Heck yah, great advice. Espescially when starting out and having no need for a capital depreciation I'd be looking used. Because if it's used for treework.......it'll get beat.
That is a great post, as Butch said. Additionally, there is probably very little chance that if you bought a trailer it will be just what you want to continue working with a short while from now. Buy used, buy it right (cheap) and when it's usefulness has passed sell it for the same amount or more.
I'd love to add a small knuckle boom to my trailer. If I didn't already make it so dang heavy I would. I've already had to add air springs on my tundra. Not sure if it'll handle much more plus what load I put on it.
Oh yeah that trailer will get beat to death. I agree with a flat bed trailer or a dump trailer. Its all about handling material one time not multiple times. I always hated hand unloading logs at the end of the day.
Trailer brakes on that?
I'll get you a picture of the brush hauling set-up. Its not fancy, but practical, for poor access jobs in order to save uphill dragging, locally.
Find a 10 foot x 6 X2 dump trailer 7k rated two axle for around 3400 in excellent condition and don't look back. Fug all that utility trailer shat. Waste of labor.

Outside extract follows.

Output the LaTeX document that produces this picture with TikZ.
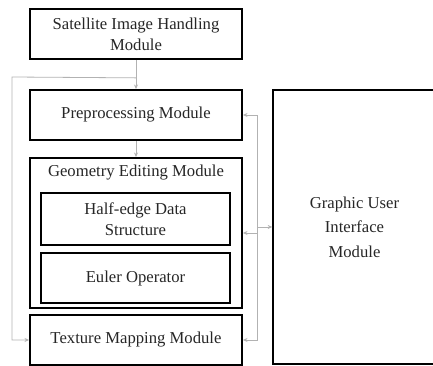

With pockets of course so you can add 2 more feet of wood sides to keep weight down
Let's be clear, even if it has brakes, that's the wrong trailer. There's not too much to maintaining a trailer, so used is ok. As long as it's not rusted away and you have tires under it, that's about all there is.
How in the world are you going to manage making a living doing tree work if you have so little practical experience at the age of 63? I'm baffled how you made it this far, I guess the government job explains a lot of that. I would expect a 20 year old brush dragger to know many of the things you've asked about. Even without doing tree work before, I'm amazed you've been on this earth 63 years and haven't been exposed to any of these tasks or concepts before.
I'll go crawl back under my rock now. I'm out.